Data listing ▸
|---|

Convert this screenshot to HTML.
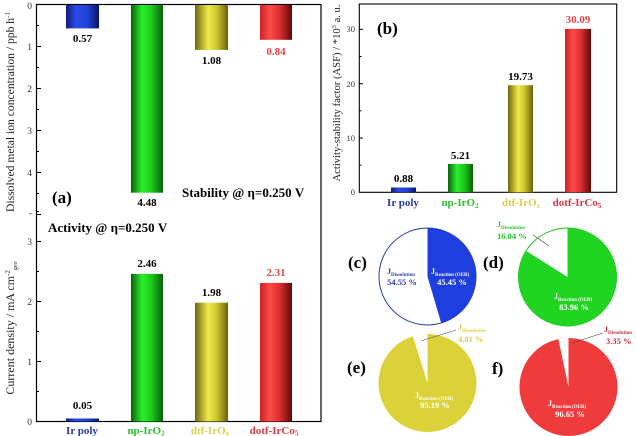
<!DOCTYPE html>
<html><head><meta charset="utf-8"><style>
html,body{margin:0;padding:0;background:#fff;}
svg{display:block;}
text{font-family:"Liberation Serif",serif;}
</style></head><body>
<svg width="636" height="436" viewBox="0 0 636 436" xmlns="http://www.w3.org/2000/svg">
<defs>
<linearGradient id="gB" x1="0" x2="1" y1="0" y2="0"><stop offset="0" stop-color="#101a80"/><stop offset="0.3" stop-color="#2a4ae8"/><stop offset="0.65" stop-color="#2242d4"/><stop offset="1" stop-color="#0c1468"/></linearGradient>
<linearGradient id="gG" x1="0" x2="1" y1="0" y2="0"><stop offset="0" stop-color="#0a600a"/><stop offset="0.35" stop-color="#2af02a"/><stop offset="0.65" stop-color="#1cc81c"/><stop offset="1" stop-color="#086008"/></linearGradient>
<linearGradient id="gY" x1="0" x2="1" y1="0" y2="0"><stop offset="0" stop-color="#6e6810"/><stop offset="0.4" stop-color="#f0ea48"/><stop offset="0.65" stop-color="#d0c830"/><stop offset="1" stop-color="#6a600a"/></linearGradient>
<linearGradient id="gR" x1="0" x2="1" y1="0" y2="0"><stop offset="0" stop-color="#c82424"/><stop offset="0.3" stop-color="#ff4a4a"/><stop offset="0.6" stop-color="#e03030"/><stop offset="1" stop-color="#600808"/></linearGradient>
</defs>

<!-- Panel (a) frame -->
<rect x="36.5" y="4.5" width="284.5" height="417" fill="none" stroke="#000" stroke-width="1.2"/>
<g stroke="#000" stroke-width="1">
<line x1="36.5" y1="46.5" x2="41" y2="46.5"/><line x1="36.5" y1="88.5" x2="41" y2="88.5"/><line x1="36.5" y1="130.5" x2="41" y2="130.5"/><line x1="36.5" y1="172.5" x2="41" y2="172.5"/><line x1="36.5" y1="214.5" x2="41" y2="214.5"/>
<line x1="36.5" y1="25.5" x2="39" y2="25.5"/><line x1="36.5" y1="67.5" x2="39" y2="67.5"/><line x1="36.5" y1="109.5" x2="39" y2="109.5"/><line x1="36.5" y1="151.5" x2="39" y2="151.5"/><line x1="36.5" y1="193.5" x2="39" y2="193.5"/>
<line x1="36.5" y1="241.5" x2="41" y2="241.5"/><line x1="36.5" y1="301.5" x2="41" y2="301.5"/><line x1="36.5" y1="361.5" x2="41" y2="361.5"/>
<line x1="36.5" y1="211.5" x2="39" y2="211.5"/><line x1="36.5" y1="271.5" x2="39" y2="271.5"/><line x1="36.5" y1="331.5" x2="39" y2="331.5"/><line x1="36.5" y1="391.5" x2="39" y2="391.5"/>
</g>
<g font-size="9.5" fill="#333" text-anchor="end">
<text x="32" y="9">0</text><text x="32" y="50">1</text><text x="32" y="92">2</text><text x="32" y="134">3</text><text x="32" y="176">4</text><text x="32" y="216">-</text>
<text x="32" y="245">3</text><text x="32" y="305">2</text><text x="32" y="365">1</text><text x="32" y="425">0</text>
</g>
<text transform="translate(14,112) rotate(-90)" font-size="11.5" text-anchor="middle" fill="#222" textLength="200" lengthAdjust="spacingAndGlyphs">Dissolved metal ion concentration / ppb h<tspan font-size="7" dy="-4">-1</tspan></text>
<text transform="translate(14,328) rotate(-90)" font-size="12" text-anchor="middle" fill="#222">Current density / mA cm<tspan font-size="7" dy="-4">-2</tspan><tspan font-size="6" dy="7">geo</tspan></text>

<!-- stability bars -->
<rect x="66" y="5" width="33" height="23.4" fill="url(#gB)"/>
<rect x="131" y="5" width="32" height="187.7" fill="url(#gG)"/>
<rect x="195" y="5" width="33" height="44.9" fill="url(#gY)"/>
<rect x="260" y="5" width="32" height="34.8" fill="url(#gR)"/>
<g font-size="11" text-anchor="middle" font-weight="bold">
<text x="82.5" y="42">0.57</text>
<text x="147" y="206">4.48</text>
<text x="211.5" y="64">1.08</text>
<text x="276" y="55" fill="#e04848">0.84</text>
</g>
<text x="52" y="203" font-size="17" font-weight="bold">(a)</text>
<text x="182" y="197" font-size="13" font-weight="bold">Stability @ η=0.250 V</text>
<text x="48" y="232" font-size="13" font-weight="bold">Activity @ η=0.250 V</text>

<!-- activity bars -->
<rect x="66" y="418.5" width="33" height="3" fill="url(#gB)"/>
<rect x="131" y="273.9" width="32" height="147.6" fill="url(#gG)"/>
<rect x="195" y="302.7" width="33" height="118.8" fill="url(#gY)"/>
<rect x="260" y="282.9" width="32" height="138.6" fill="url(#gR)"/>
<g font-size="11" text-anchor="middle" font-weight="bold">
<text x="82.5" y="409">0.05</text>
<text x="147" y="267">2.46</text>
<text x="211.5" y="296">1.98</text>
<text x="276" y="276" fill="#e04848">2.31</text>
</g>
<g font-size="11" text-anchor="middle" font-weight="bold">
<text x="82" y="434" fill="#2a3aa8">Ir poly</text>
<text x="146" y="434" fill="#2ec02e">np-IrO<tspan font-size="7" dy="1.5">2</tspan></text>
<text x="210" y="434" fill="#d8d050">dtf-IrO<tspan font-size="7" dy="1.5">x</tspan></text>
<text x="274" y="434" fill="#d83a4a">dotf-IrCo<tspan font-size="7" dy="1.5">5</tspan></text>
</g>

<!-- Panel (b) -->
<rect x="359.3" y="4" width="257.4" height="188.3" fill="none" stroke="#000" stroke-width="1.1"/>
<g stroke="#000" stroke-width="1">
<line x1="359.3" y1="138" x2="363" y2="138"/><line x1="359.3" y1="83.7" x2="363" y2="83.7"/><line x1="359.3" y1="29.3" x2="363" y2="29.3"/>
<line x1="359.3" y1="165.1" x2="361.5" y2="165.1"/><line x1="359.3" y1="110.8" x2="361.5" y2="110.8"/><line x1="359.3" y1="56.5" x2="361.5" y2="56.5"/>
</g>
<g font-size="8.5" fill="#333" text-anchor="end">
<text x="355" y="195">0</text><text x="355" y="141">10</text><text x="355" y="87">20</text><text x="355" y="32">30</text>
</g>
<text transform="translate(340,93) rotate(-90)" font-size="10" text-anchor="middle" fill="#222" textLength="177" lengthAdjust="spacingAndGlyphs">Activity-stability factor (ASF) / *10<tspan font-size="6" dy="-4">3</tspan><tspan dy="4"> a. u.</tspan></text>
<rect x="391" y="187.5" width="25" height="4.8" fill="url(#gB)"/>
<rect x="448" y="164" width="25" height="28.3" fill="url(#gG)"/>
<rect x="508" y="85.2" width="25" height="107.1" fill="url(#gY)"/>
<rect x="565" y="28.9" width="26" height="163.4" fill="url(#gR)"/>
<g font-size="11" text-anchor="middle" font-weight="bold">
<text x="403.5" y="182">0.88</text>
<text x="460.5" y="159">5.21</text>
<text x="520.5" y="80">19.73</text>
<text x="578" y="23" fill="#e04848">30.09</text>
</g>
<text x="377" y="34" font-size="17" font-weight="bold">(b)</text>
<g font-size="11" text-anchor="middle" font-weight="bold">
<text x="403" y="206" fill="#2a3aa8">Ir poly</text>
<text x="460" y="206" fill="#2ec02e">np-IrO<tspan font-size="7" dy="2">2</tspan></text>
<text x="521" y="206" fill="#d8d050">dtf-IrO<tspan font-size="7" dy="2">x</tspan></text>
<text x="577" y="206" fill="#d83a4a">dotf-IrCo<tspan font-size="7" dy="2">5</tspan></text>
</g>

<!-- Pie (c) -->
<circle cx="427.5" cy="276.5" r="48.5" fill="#fff" stroke="#2a3aa8" stroke-width="1"/>
<path d="M427.5,276.5 L427.5,228 A48.5,48.5 0 0 1 441.2,323 Z" fill="#1e3ee0"/>
<text x="348" y="268" font-size="17" font-weight="bold">(c)</text>
<text x="387" y="274" font-size="8" font-weight="bold" fill="#2a3aa8">J<tspan font-size="5" dy="2">Dissolution</tspan></text>
<text x="402" y="285" font-size="8.5" font-weight="bold" fill="#2a3aa8" text-anchor="middle">54.55 %</text>
<text x="431" y="274" font-size="8" font-weight="bold" fill="#fff">J<tspan font-size="5" dy="2">Reaction (OER)</tspan></text>
<text x="452" y="285" font-size="8.5" font-weight="bold" fill="#fff" text-anchor="middle">45.45 %</text>

<!-- Pie (d) -->
<circle cx="567.5" cy="277" r="49" fill="#fff" stroke="#22c022" stroke-width="1"/>
<path d="M567.5,277 L567.5,228 A49,49 0 1 1 526.07,250.84 Z" fill="#22d422"/>
<text x="483" y="268" font-size="17" font-weight="bold">(d)</text>
<text x="497" y="227" font-size="8" font-weight="bold" fill="#2ec02e">J<tspan font-size="5" dy="2">Dissolution</tspan></text>
<text x="497" y="239" font-size="8.5" font-weight="bold" fill="#2ec02e">16.04 %</text>
<line x1="533" y1="235" x2="549" y2="246" stroke="#444" stroke-width="0.6"/>
<text x="554" y="299" font-size="8" font-weight="bold" fill="#fff">J<tspan font-size="5" dy="2">Reaction (OER)</tspan></text>
<text x="574" y="310" font-size="8.5" font-weight="bold" fill="#fff" text-anchor="middle">83.96 %</text>

<!-- Pie (e) -->
<circle cx="427.5" cy="383" r="49" fill="#dbd23a"/>
<path d="M427.5,383 L427.5,334 A49,49 0 0 0 412.9,336.2 Z" fill="#fff"/>
<text x="347" y="373" font-size="17" font-weight="bold">(e)</text>
<text x="458" y="330" font-size="8" font-weight="bold" fill="#d8d050">J<tspan font-size="5" dy="2">Dissolution</tspan></text>
<text x="458" y="342" font-size="8.5" font-weight="bold" fill="#d8d050">4.81 %</text>
<line x1="421" y1="341" x2="456" y2="330" stroke="#555" stroke-width="0.6"/>
<text x="415" y="398" font-size="8" font-weight="bold" fill="#fff">J<tspan font-size="5" dy="2">Reaction (OER)</tspan></text>
<text x="435" y="408" font-size="8.5" font-weight="bold" fill="#fff" text-anchor="middle">95.19 %</text>

<!-- Pie (f) -->
<circle cx="568.5" cy="387" r="49" fill="#ef3b3b"/>
<path d="M568.5,387 L568.5,338 A49,49 0 0 0 558.3,339.1 Z" fill="#fff"/>
<text x="492" y="374" font-size="17" font-weight="bold">f)</text>
<text x="604" y="332" font-size="8" font-weight="bold" fill="#c83040">J<tspan font-size="5" dy="2">Dissolution</tspan></text>
<text x="606" y="344" font-size="8.5" font-weight="bold" fill="#c83040">3.35 %</text>
<line x1="572" y1="343" x2="603" y2="333" stroke="#444" stroke-width="0.6"/>
<text x="548" y="406" font-size="8" font-weight="bold" fill="#fff">J<tspan font-size="5" dy="2">Reaction (OER)</tspan></text>
<text x="570" y="417" font-size="8.5" font-weight="bold" fill="#fff" text-anchor="middle">96.65 %</text>
</svg>
</body></html>
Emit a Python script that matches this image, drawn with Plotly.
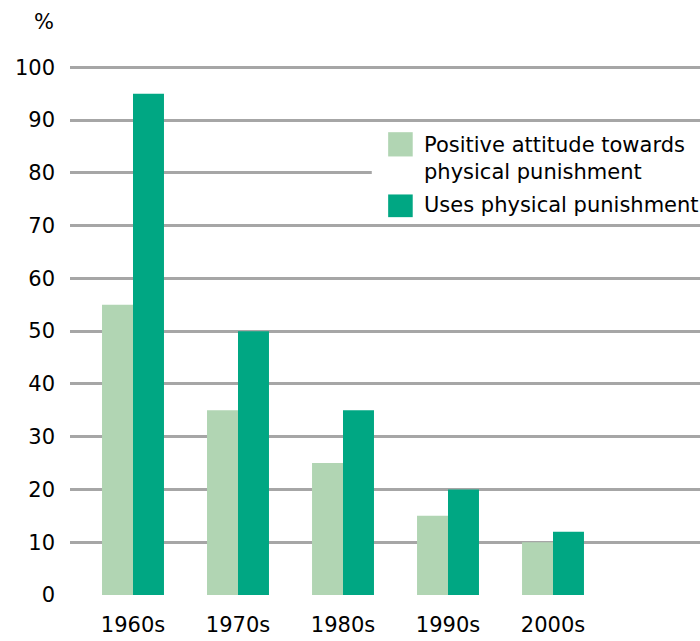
import plotly.graph_objects as go

categories = ["1960s", "1970s", "1980s", "1990s", "2000s"]
positive_attitude = [55, 35, 25, 15, 10]
uses_punishment = [95, 50, 35, 20, 12]
y_ticks = [0, 10, 20, 30, 40, 50, 60, 70, 80, 90, 100]
legend_lines = ["Positive attitude towards", "physical punishment", "Uses physical punishment"]

LIGHT = "#b1d5b3"
TEAL = "#00a783"
GRID = "#a6a6a6"
FONT = "DejaVu Sans"
TXT = "#000000"
FS = 21

fig = go.Figure()
fig.add_trace(go.Bar(x=categories, y=positive_attitude, marker_color=LIGHT,
                     marker_line_width=0, name=legend_lines[0] + " " + legend_lines[1]))
fig.add_trace(go.Bar(x=categories, y=uses_punishment, marker_color=TEAL,
                     marker_line_width=0, name=legend_lines[2]))

# manual legend
shapes = [
    dict(type="rect", xref="paper", yref="y", x0=0.479, x1=1.0, y0=71.0, y1=89.4,
         fillcolor="white", line_width=0, layer="above"),
    dict(type="rect", xref="paper", yref="y", x0=0.505, x1=0.544, y0=83.1, y1=87.7,
         fillcolor=LIGHT, line_width=0, layer="above"),
    dict(type="rect", xref="paper", yref="y", x0=0.505, x1=0.544, y0=71.6, y1=75.9,
         fillcolor=TEAL, line_width=0, layer="above"),
]
tf = dict(size=FS, color=TXT, family=FONT)
annotations = [
    dict(text=legend_lines[0], xref="paper", yref="y", x=0.559, y=85.2,
         xanchor="left", yanchor="middle", showarrow=False, font=tf),
    dict(text=legend_lines[1], xref="paper", yref="y", x=0.559, y=80.1,
         xanchor="left", yanchor="middle", showarrow=False, font=tf),
    dict(text=legend_lines[2], xref="paper", yref="y", x=0.559, y=73.9,
         xanchor="left", yanchor="middle", showarrow=False, font=tf),
    dict(text="%", xref="paper", yref="paper", x=-0.0405, y=1.0744,
         xanchor="center", yanchor="middle", showarrow=False, font=tf),
]

fig.update_layout(
    width=700, height=641,
    margin=dict(l=70, r=0, t=62, b=46),
    paper_bgcolor="white", plot_bgcolor="white",
    barmode="group", bargap=0.41, bargroupgap=0,
    showlegend=False,
    font=tf,
    shapes=shapes, annotations=annotations,
    xaxis=dict(type="category", range=[-0.6, 5.4], showgrid=False, zeroline=False,
               showline=False, ticks="", ticklabelstandoff=15, tickfont=tf),
    yaxis=dict(range=[0, 101], tickvals=y_ticks, showgrid=True, gridcolor=GRID,
               gridwidth=3, zeroline=False, showline=False, ticks="",
               ticklabelstandoff=14, tickfont=tf),
)

fig.write_html("out.html", config={"displayModeBar": False},
               post_script="document.body.style.margin='0';document.body.style.overflow='hidden';")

|---|

Aim of the task ▸
Search the data for the string "this". List each line that has it.

Task result ▸
Convert this screenshot to HTML.
Emit a Python script that matches this image, drawn with Plotly.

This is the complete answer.